In some ways, the withdrawal of deposits from banks in the periphery of the eurozone is simply a slow motion version of a rational bank run in the Diamond/Dybvig tradition.
For example, deposits in Greek banks have fallen by about a third since the beginning of 2010. Deposits in Irish and more recently Spanish banks have also been falling.
Depositors have been shifting their money to “safer” banking systems, notably those in Germany....Safer in respect to the ability of the government guaranteeing the deposits to perform on its guarantee.
[They] probably fear the devaluation of their deposits relative to those in core economies if the euro should break up....This a second fear that depositors have that is the direct result of EU policymakers. They have adopted the posture that Greece faces a choice between adopting austerity to remain in the EU or leaving the EU to default on its debts. Nowhere in the EU treaty does it say a member cannot stay in the EU and default on its debts (see Telegraph's Ambrose Evans-Pritchard blog).

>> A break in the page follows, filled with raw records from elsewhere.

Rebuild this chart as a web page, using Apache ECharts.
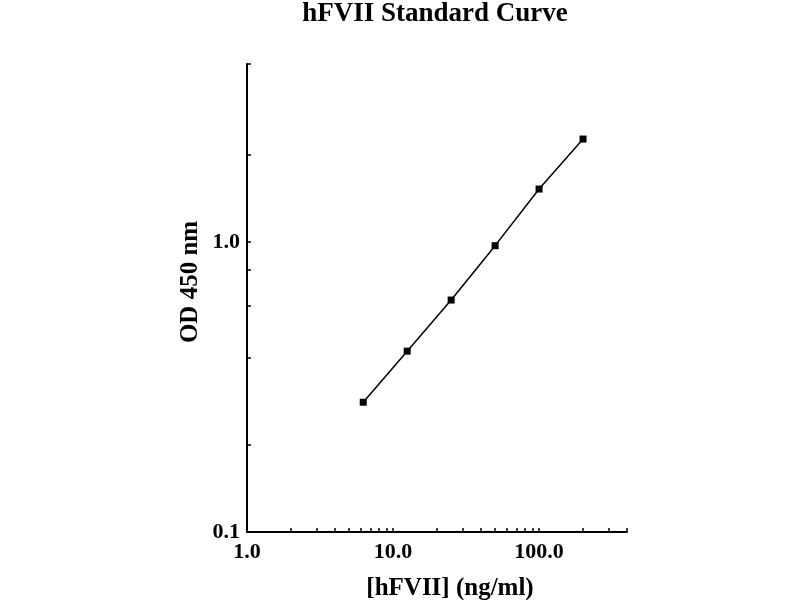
<!DOCTYPE html>
<html>
<head>
<meta charset="utf-8">
<script src="https://cdn.jsdelivr.net/npm/echarts@6/dist/echarts.min.js"></script>
<style>html,body{margin:0;padding:0;background:#fff}#c{width:800px;height:600px}</style>
</head>
<body>
<div id="c"></div>
<script>
// Data
const concentrations = [6.25, 12.5, 25, 50, 100, 200];
const odValues = [0.28, 0.42, 0.63, 0.97, 1.52, 2.26];

const xTickValues = [1, 10, 100];
const xTickLabels = ['1.0', '10.0', '100.0'];
const yTickValues = [0.1, 1];
const yTickLabels = ['0.1', '1.0'];
const xMinorTicks = [1, 2, 3, 4, 5, 6, 7, 8, 9, 10, 20, 30, 40, 50, 60, 70, 80, 90, 100, 200, 300, 400];
const yMinorTicks = [0.1, 0.2, 0.4, 0.6, 0.8, 1, 2, 4.1];

const FONT = '"Liberation Serif", "DejaVu Serif", serif';
const chart = echarts.init(document.getElementById('c'), null, {renderer: 'canvas'});

function labelFor(values, labels) {
  return function (v) {
    for (let i = 0; i < values.length; i++) {
      if (Math.abs(Math.log10(v) - Math.log10(values[i])) < 1e-6) return labels[i];
    }
    return '';
  };
}

chart.setOption({
  backgroundColor: '#fff',
  animation: false,
  title: {
    text: 'hFVII Standard Curve',
    left: 430,
    textAlign: 'center',
    top: -4,
    textStyle: {fontFamily: FONT, fontWeight: 'bold', fontSize: 27, color: '#000'}
  },
  grid: {left: 247, right: 173, top: 64, bottom: 68, containLabel: false, outerBoundsMode: 'none'},
  xAxis: {
    type: 'log',
    logBase: 10,
    min: 1,
    max: 400,
    name: '[hFVII] (ng/ml)',
    nameLocation: 'middle',
    nameGap: 44,
    nameTextStyle: {fontFamily: FONT, fontWeight: 'bold', fontSize: 25, color: '#000', padding: [0, 0, 0, 26]},
    axisLine: {lineStyle: {color: '#000', width: 2}},
    axisTick: {inside: true, length: 4, customValues: xMinorTicks, lineStyle: {color: '#000', width: 1.5}},
    axisLabel: {
      customValues: xTickValues,
      formatter: labelFor(xTickValues, xTickLabels),
      fontFamily: FONT, fontWeight: 'bold', fontSize: 22, color: '#000', margin: 9
    },
    splitLine: {show: false}
  },
  yAxis: {
    type: 'log',
    logBase: 10,
    min: 0.1,
    max: 4.1,
    name: 'OD 450 nm',
    nameLocation: 'middle',
    nameGap: 44,
    nameRotate: 90,
    nameTextStyle: {fontFamily: FONT, fontWeight: 'bold', fontSize: 25, color: '#000', padding: [0, 0, 0, 32]},
    axisLine: {lineStyle: {color: '#000', width: 2}},
    axisTick: {inside: true, length: 4, customValues: yMinorTicks, lineStyle: {color: '#000', width: 1.5}},
    axisLabel: {
      customValues: yTickValues,
      formatter: labelFor(yTickValues, yTickLabels),
      fontFamily: FONT, fontWeight: 'bold', fontSize: 22, color: '#000', margin: 7
    },
    splitLine: {show: false}
  },
  series: [{
    type: 'line',
    data: concentrations.map((c, i) => [c, odValues[i]]),
    symbol: 'rect',
    symbolSize: 7,
    lineStyle: {color: '#000', width: 1.5},
    itemStyle: {color: '#000'}
  }]
});
</script>
</body>
</html>
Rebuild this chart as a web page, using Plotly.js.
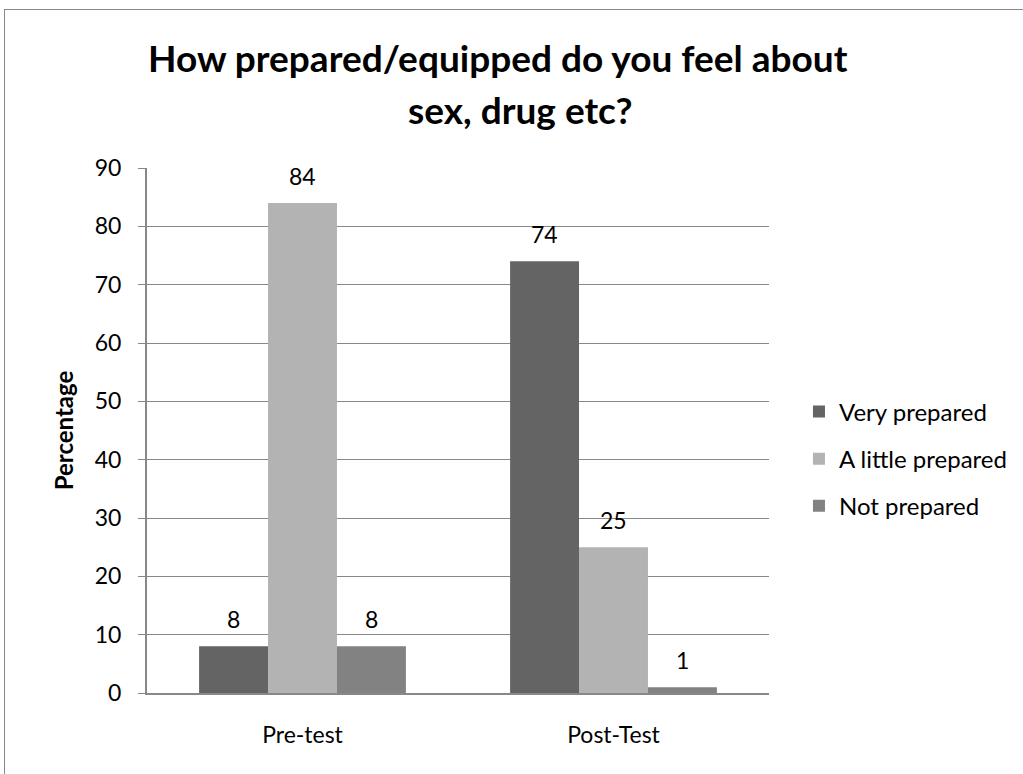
<!DOCTYPE html>
<html>
<head>
<meta charset="utf-8">
<script src="https://cdn.plot.ly/plotly-3.0.1.min.js"></script>
<style>
  html, body { margin: 0; padding: 0; background: #fff; }
  #wrap { position: relative; width: 1023px; height: 774px; overflow: hidden; }
  #chart { width: 1023px; height: 774px; }
  #frame { position: absolute; left: 4px; top: 9px; width: 1030px; height: 780px;
           border: 1px solid #888; pointer-events: none; }
</style>
</head>
<body>
<div id="wrap">
  <div id="chart"></div>
  <div id="frame"></div>
</div>
<script>
// Survey responses, in percent
const groups = ["Pre-test", "Post-Test"];
const veryPrepared = [8, 74];
const littlePrepared = [84, 25];
const notPrepared = [8, 1];

const seriesNames = ["Very prepared", "A little prepared", "Not prepared"];
const seriesColors = ["#646464", "#b3b3b3", "#828282"];
const seriesValues = [veryPrepared, littlePrepared, notPrepared];

const titleLines = ["How prepared/equipped do you feel about", "sex, drug etc?"];

const fontFamily = "Lato, 'Open Sans', 'Liberation Sans', sans-serif";
const BARGAP = 0.335;
const barWidth = (1 - BARGAP) / seriesValues.length;

const traces = seriesValues.map((vals, i) => ({
  type: "bar",
  name: seriesNames[i],
  legendgroup: "g" + i,
  x: groups,
  y: vals,
  marker: { color: seriesColors[i] },
  hoverinfo: "x+y+name"
}));

// value labels above each bar, placed in data coordinates
const annotations = [];
seriesValues.forEach((vals, i) => {
  const offset = (i - (seriesValues.length - 1) / 2) * barWidth;
  vals.forEach((v, j) => {
    annotations.push({
      x: j + offset, y: v, xref: "x", yref: "y",
      text: String(v), showarrow: false,
      xanchor: "center", yanchor: "middle", yshift: 27,
      font: { family: fontFamily, size: 23, color: "#000" }
    });
  });
});

// two-line chart title
const titleFont = { family: fontFamily, size: 37, color: "#000" };
annotations.push({
  x: 0.565, y: 1.211, xref: "paper", yref: "paper",
  text: "<b>" + titleLines[0] + "</b>", showarrow: false,
  xanchor: "center", yanchor: "middle", font: titleFont
});
annotations.push({
  x: 0.6, y: 1.111, xref: "paper", yref: "paper",
  text: "<b>" + titleLines[1] + "</b>", showarrow: false,
  xanchor: "center", yanchor: "middle", font: titleFont
});

const layout = {
  width: 1023,
  height: 774,
  margin: { l: 147, r: 253, t: 168, b: 81 },
  paper_bgcolor: "#fff",
  plot_bgcolor: "#fff",
  font: { family: fontFamily, color: "#000" },
  barmode: "group",
  bargap: BARGAP,
  bargroupgap: 0,
  xaxis: {
    showgrid: false,
    showline: true,
    linecolor: "#888",
    linewidth: 2,
    ticks: "",
    tickfont: { family: fontFamily, size: 23, color: "#000" },
    ticklabelstandoff: 20
  },
  yaxis: {
    range: [0, 90],
    dtick: 10,
    showgrid: true,
    gridcolor: "#888",
    gridwidth: 1,
    showline: true,
    linecolor: "#888",
    linewidth: 2,
    ticks: "outside",
    ticklen: 7,
    tickcolor: "#888",
    zeroline: false,
    tickfont: { family: fontFamily, size: 23, color: "#000" },
    ticklabelstandoff: 12,
    title: {
      text: "<b>Percentage</b>",
      font: { family: fontFamily, size: 24, color: "#000" },
      standoff: 14
    }
  },
  legend: {
    x: 1.0465,
    xanchor: "left",
    y: 0.446,
    yanchor: "middle",
    traceorder: "grouped",
    font: { family: fontFamily, size: 24, color: "#000" },
    tracegroupgap: 13,
    itemwidth: 30,
    bgcolor: "rgba(0,0,0,0)"
  },
  annotations: annotations,
  showlegend: true
};

Plotly.newPlot("chart", traces, layout, { displayModeBar: false, staticPlot: true });
</script>
</body>
</html>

So the perception of devaluation risk could be easily addressed by the EU policymakers.
Mario Monti apparently took a plan to the G8 summit to offer jointly-funded guarantees on bank deposits to apply across the entire eurozone.As your humble blogger has suggested, this can easily be done by using the European Financial Stability Fund and the European Stability Mechanism as the backstop to the sovereign deposit guarantees.